[What you should do] The line holding "const stepMinutes = 5;" is the last one to output; start at the first line of the data, keep every line in between exactly, and leave out pictures.

[Data excerpt]
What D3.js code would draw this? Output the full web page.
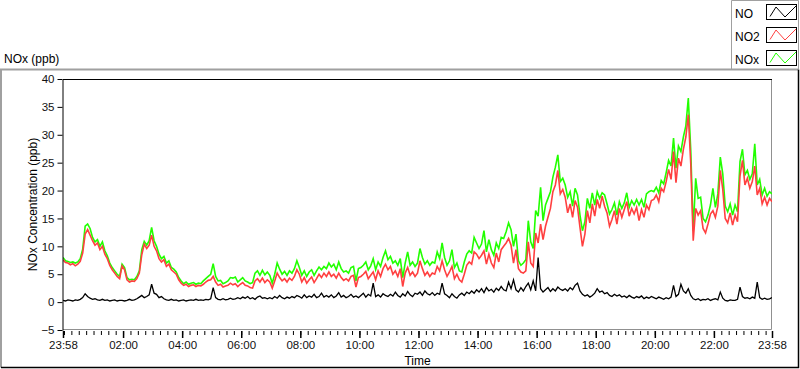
<!DOCTYPE html>
<html>
<head>
<meta charset="utf-8">
<script src="https://cdn.jsdelivr.net/npm/d3@7"></script>
<style>
  html, body { margin: 0; padding: 0; background: #fff; }
  svg { display: block; font-family: "Liberation Sans", Arial, sans-serif; }
  .axis text { font-size: 11.5px; fill: #111; }
</style>
</head>
<body>
<div id="chart"></div>
<script>
// readings every 5 minutes, starting 23:58
const startTime = '2020-01-01 23:58';
const stepMinutes = 5;

const no = [
  0.3,0.2,0.4,0.3,0.2,0.4,0.3,0.5,0.8,1.5,1.0,0.7,
  0.5,0.6,0.4,0.3,0.5,0.3,0.4,0.2,0.3,0.4,0.2,0.3,
  0.3,0.2,0.3,0.5,0.3,0.4,0.6,0.9,1.2,0.8,1.0,1.3,
  3.2,1.6,1.4,0.8,1.0,0.6,0.4,0.3,0.5,0.3,0.4,0.2,
  0.3,0.4,0.2,0.3,0.4,0.3,0.5,0.3,0.4,0.3,0.5,0.4,
  0.6,2.6,0.8,0.5,0.4,0.6,0.4,0.5,0.7,0.5,0.6,0.8,
  0.6,0.9,0.7,1.0,0.6,0.8,0.5,0.9,1.1,0.7,0.8,0.6,
  0.8,0.6,1.0,0.7,1.2,0.8,0.6,0.9,0.7,1.0,0.8,1.2,
  1.0,0.7,1.3,0.8,1.1,0.9,1.4,0.8,1.0,1.6,0.9,1.2,
  0.9,1.3,0.8,1.1,1.7,0.9,1.2,0.8,1.0,1.4,0.9,1.1,
  0.8,1.2,1.6,0.9,1.4,1.1,3.4,1.0,1.3,0.9,1.5,1.2,
  1.0,1.4,1.1,1.8,1.2,0.9,1.5,1.1,1.9,1.3,1.0,1.6,
  1.4,1.8,1.2,2.0,1.5,1.3,1.7,1.2,1.6,1.4,3.4,1.5,
  1.2,0.8,1.5,1.0,0.7,1.3,1.6,1.2,1.8,1.5,2.0,1.6,
  2.2,1.8,2.4,1.7,2.6,2.0,2.3,1.8,2.5,2.1,2.8,2.2,
  2.0,3.6,2.4,4.0,2.2,1.8,2.6,2.0,2.8,3.4,2.2,3.8,
  2.0,8.0,2.4,1.8,2.2,2.6,1.9,2.4,2.0,2.7,2.3,2.1,
  2.4,2.0,2.6,2.2,3.0,3.4,2.0,1.4,1.1,1.3,0.9,1.2,
  1.6,2.4,1.8,2.0,1.5,1.7,1.2,1.0,1.4,1.1,1.3,0.9,
  1.1,0.8,1.2,0.9,0.7,1.0,0.8,1.1,0.6,0.9,0.7,1.0,
  0.8,0.6,0.9,0.7,0.5,0.8,0.6,0.9,3.0,1.0,1.4,3.2,
  2.0,1.6,2.4,1.2,0.6,0.4,0.6,0.3,0.5,0.4,0.6,0.3,
  0.5,0.6,0.4,1.8,0.7,0.3,0.2,0.4,0.3,0.3,0.5,2.7,
  1.0,0.7,0.8,0.6,0.9,0.7,3.6,0.8,0.5,0.7,0.5,0.6,0.8
];

const no2 = [
  7.6,7.1,7.0,6.7,6.9,6.5,6.8,7.3,8.8,12.2,13.0,12.0,
  11.0,10.2,10.6,9.4,10.0,8.6,7.8,6.6,5.8,5.2,4.6,4.2,
  6.5,5.8,4.0,3.6,3.8,3.7,4.2,5.2,8.5,10.4,9.6,10.2,
  12.0,10.0,9.2,7.8,7.2,7.6,6.4,6.8,5.8,5.4,5.0,4.0,
  3.4,3.0,3.2,2.8,3.0,3.1,2.8,3.0,2.9,3.2,3.6,3.9,
  4.0,4.6,3.6,3.0,3.2,2.7,2.9,3.0,3.4,3.1,3.3,2.8,
  3.2,3.5,3.0,2.9,2.6,2.5,3.8,4.2,3.6,4.3,3.5,4.0,
  3.6,2.5,3.8,5.2,4.4,3.8,4.2,3.6,4.3,3.9,4.6,5.8,
  5.0,3.6,4.4,3.4,4.0,4.5,3.5,4.2,5.0,4.4,5.2,4.6,
  5.4,4.6,5.0,4.3,5.2,4.4,3.9,4.2,3.8,4.6,4.8,2.7,
  4.4,4.6,5.0,5.5,4.2,4.8,5.4,4.0,5.6,4.6,6.0,6.8,
  5.8,6.4,5.0,5.6,4.6,6.0,2.8,5.2,6.2,4.8,5.4,4.6,
  5.2,7.4,6.0,4.8,5.4,4.6,5.2,5.0,6.4,5.6,7.4,5.8,
  4.6,5.4,6.4,4.2,5.0,4.0,3.6,5.0,6.6,7.2,6.8,9.0,
  8.6,7.8,8.4,9.2,6.8,8.6,7.0,6.2,8.8,7.2,9.4,10.0,
  10.6,11.4,10.2,7.0,9.4,6.0,5.4,5.2,5.6,10.8,7.0,6.4,
  12.4,10.6,14.0,11.2,13.6,15.2,16.8,19.8,21.0,23.6,19.4,20.2,
  18.8,16.0,17.6,15.2,18.2,17.0,13.4,10.0,12.2,16.4,14.2,17.6,
  15.4,18.4,16.8,19.0,17.2,16.0,13.6,14.8,16.4,14.0,16.8,15.2,
  16.6,18.0,15.4,16.8,15.8,17.0,14.6,16.6,15.2,17.4,16.6,18.2,
  18.4,19.2,18.0,20.4,19.8,21.6,23.8,22.0,27.0,21.4,25.8,24.4,
  27.4,29.6,33.6,24.8,11.0,16.8,15.6,16.4,13.2,12.4,14.0,15.8,
  16.4,15.2,17.2,23.6,20.2,15.0,14.2,16.0,13.8,15.6,14.4,22.6,
  25.4,21.0,22.2,20.4,21.6,24.4,19.2,20.4,17.6,18.8,17.4,18.6,18.0
];

const nox = [
  8.0,7.4,7.3,7.1,7.2,7.0,7.2,7.8,9.5,13.6,14.0,13.2,
  11.6,10.8,11.2,10.0,10.8,9.2,8.3,7.0,6.2,5.6,5.0,4.6,
  6.8,6.2,4.4,4.0,4.1,4.0,4.6,5.6,9.4,10.9,10.2,11.0,
  13.4,11.0,10.0,8.6,7.8,8.2,7.0,7.4,6.2,5.9,5.4,4.4,
  3.8,3.3,3.6,3.2,3.4,3.5,3.2,3.4,3.3,3.8,4.2,4.6,
  5.0,6.9,4.6,3.8,3.9,3.3,3.5,3.8,4.4,4.3,4.5,3.6,
  4.0,4.4,3.8,3.6,3.3,3.5,5.2,5.6,4.8,5.7,4.9,5.4,
  4.8,3.4,5.0,7.0,5.9,5.0,5.5,4.8,5.6,5.2,6.0,7.4,
  6.2,4.8,5.6,4.6,5.4,5.8,4.8,5.6,6.3,5.8,6.4,6.0,
  7.0,6.3,6.8,5.8,7.2,6.0,5.4,5.6,5.2,6.2,6.4,3.8,
  6.0,6.2,6.6,7.2,5.8,6.5,7.8,5.8,7.2,6.4,8.0,9.2,
  7.6,8.2,7.0,7.4,6.6,7.8,4.4,7.0,9.0,6.6,7.2,6.4,
  7.0,9.6,8.0,6.8,7.4,6.6,7.2,7.0,9.0,7.8,10.6,8.0,
  6.6,7.4,9.4,6.2,7.0,5.6,5.4,7.2,8.6,9.2,8.8,11.6,
  10.6,9.6,10.4,12.8,9.0,11.2,9.4,8.4,10.6,9.6,11.6,11.4,
  12.6,14.2,13.0,10.0,12.2,7.4,6.6,7.0,7.6,14.6,10.8,9.6,
  16.4,15.4,20.6,14.6,17.4,18.6,19.8,22.4,24.2,26.4,21.6,22.2,
  21.0,18.8,19.8,17.2,20.4,19.2,15.6,12.8,14.4,18.6,16.8,19.6,
  17.4,19.8,18.6,19.6,19.2,17.6,15.8,16.6,17.8,15.6,18.0,16.8,
  17.8,19.6,17.0,18.2,17.4,18.4,17.4,18.4,17.0,19.4,19.8,20.0,
  19.8,20.6,19.6,21.8,21.2,23.2,25.4,24.4,29.4,24.0,28.0,27.0,
  29.6,31.6,36.6,27.2,12.8,22.2,18.6,18.8,15.0,14.4,15.6,17.4,
  20.4,17.0,19.4,26.0,23.0,17.2,16.2,17.6,15.6,17.4,16.2,25.2,
  27.4,22.8,23.6,22.0,23.0,28.4,21.0,22.0,19.2,20.4,19.0,19.8,19.4
];

const xTickLabels = ['2020-01-01 23:58', '2020-01-02 02:00', '2020-01-02 04:00', '2020-01-02 06:00',
  '2020-01-02 08:00', '2020-01-02 10:00', '2020-01-02 12:00', '2020-01-02 14:00', '2020-01-02 16:00',
  '2020-01-02 18:00', '2020-01-02 20:00', '2020-01-02 22:00', '2020-01-02 23:58'];
const yTicks = [-5, 0, 5, 10, 15, 20, 25, 30, 35, 40];

const seriesNames = ['NO', 'NO2', 'NOx'];
const seriesColors = ['#000000', '#ff4040', '#22ff00'];
const seriesWidths = [1.3, 1.6, 1.6];

const width = 800;
const height = 369;
const margin = { top: 79, right: 28, bottom: 39, left: 63 };
const plotW = width - margin.left - margin.right;
const plotH = height - margin.top - margin.bottom;

const parse = d3.timeParse('%Y-%m-%d %H:%M');
const t0 = parse(startTime);
const times = no.map((d, i) => d3.timeMinute.offset(t0, i * stepMinutes));
const majorTicks = xTickLabels.map(parse);

const svg = d3.select('#chart')
  .append('svg')
  .attr('width', width)
  .attr('height', height);

// outer panel and legend frame
const frame = (x0, y0, x1, y1) => {
  svg.append('path').attr('d', `M${x0},${y1}V${y0}H${x1}`)
    .attr('fill', 'none').attr('stroke', '#a0a0a0').attr('stroke-width', 2);
  svg.append('path').attr('d', `M${x0},${y1}H${x1}V${y0}`)
    .attr('fill', 'none').attr('stroke', '#000').attr('stroke-width', 1.5);
};
frame(1, 69.5, 798.5, 367.5);
svg.append('path').attr('d', 'M731.5,69.5V0.5H798.5V69.5')
  .attr('fill', 'none').attr('stroke', '#a0a0a0').attr('stroke-width', 1);

svg.append('text')
  .attr('x', 4).attr('y', 63)
  .style('font-size', '12px')
  .text('NOx (ppb)');

// legend
const legend = svg.append('g').attr('class', 'legend');
seriesNames.forEach((name, i) => {
  const ly = 4 + i * 23;
  legend.append('text')
    .attr('x', 735).attr('y', ly + 13.5)
    .style('font-size', '12px')
    .text(name);
  legend.append('rect')
    .attr('x', 766.5).attr('y', ly + 0.5)
    .attr('width', 30).attr('height', 15)
    .attr('fill', '#fff').attr('stroke', '#000');
  legend.append('path')
    .attr('d', `M770,${ly + 12.5}L776,${ly + 3}L785,${ly + 13}L796,${ly + 2}`)
    .attr('fill', 'none')
    .attr('stroke', seriesColors[i]);
});

const chart = svg.append('g')
  .attr('transform', `translate(${margin.left},${margin.top})`);

const x = d3.scaleTime()
  .domain([majorTicks[0], majorTicks[majorTicks.length - 1]])
  .range([0, plotW]);

const y = d3.scaleLinear()
  .domain([-5, 40])
  .range([plotH, 0]);

// plot border: right and bottom grey, top black
chart.append('path')
  .attr('d', `M0,0.5H${plotW - 0.5}V${plotH - 0.5}H0`)
  .attr('fill', 'none').attr('stroke', '#909090');
chart.append('line')
  .attr('x1', 0).attr('x2', plotW).attr('y1', 0.5).attr('y2', 0.5)
  .attr('stroke', '#000');

chart.append('clipPath').attr('id', 'clip')
  .append('rect').attr('width', plotW).attr('height', plotH);

const line = d3.line()
  .x((d, i) => x(times[i]))
  .y(d => y(d));

const layers = chart.append('g').attr('clip-path', 'url(#clip)');
[2, 1, 0].forEach(k => {
  layers.append('path')
    .datum([no, no2, nox][k])
    .attr('fill', 'none')
    .attr('stroke', seriesColors[k])
    .attr('stroke-width', seriesWidths[k])
    .attr('stroke-linejoin', 'miter')
    .attr('d', line);
});

// y axis
const yAxis = chart.append('g')
  .attr('class', 'axis')
  .attr('transform', 'translate(-0.5,0)')
  .call(d3.axisLeft(y).tickValues(yTicks).tickSize(5).tickSizeOuter(0).tickPadding(3));
yAxis.select('.domain').attr('stroke', '#000');

// x axis: minor ticks every 15 min, labelled majors
const minorTicks = d3.timeMinute.every(15).range(majorTicks[0], majorTicks[majorTicks.length - 1]);
chart.append('g')
  .attr('class', 'axis')
  .attr('transform', `translate(0,${plotH + 1})`)
  .call(d3.axisBottom(x).tickValues(minorTicks).tickSize(4).tickFormat(''))
  .call(g => g.select('.domain').remove());

const xAxis = chart.append('g')
  .attr('class', 'axis')
  .attr('transform', `translate(0,${plotH + 1})`)
  .call(d3.axisBottom(x).tickValues(majorTicks).tickSize(7).tickPadding(3)
    .tickFormat(d3.timeFormat('%H:%M')));
xAxis.select('.domain').remove();
xAxis.selectAll('.tick line').attr('stroke-width', 1.5);

chart.append('text')
  .attr('x', plotW / 2)
  .attr('y', plotH + 35)
  .style('text-anchor', 'middle')
  .style('font-size', '12px')
  .text('Time');

chart.append('text')
  .attr('transform', 'rotate(-90)')
  .attr('x', -plotH / 2)
  .attr('y', -26)
  .style('text-anchor', 'middle')
  .style('font-size', '12px')
  .text('NOx Concentration (ppb)');
</script>
</body>
</html>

[Solution]
What D3.js code would draw this? Output the full web page.
<!DOCTYPE html>
<html>
<head>
<meta charset="utf-8">
<script src="https://cdn.jsdelivr.net/npm/d3@7"></script>
<style>
  html, body { margin: 0; padding: 0; background: #fff; }
  svg { display: block; font-family: "Liberation Sans", Arial, sans-serif; }
  .axis text { font-size: 11.5px; fill: #111; }
</style>
</head>
<body>
<div id="chart"></div>
<script>
// readings every 5 minutes, starting 23:58
const startTime = '2020-01-01 23:58';
const stepMinutes = 5;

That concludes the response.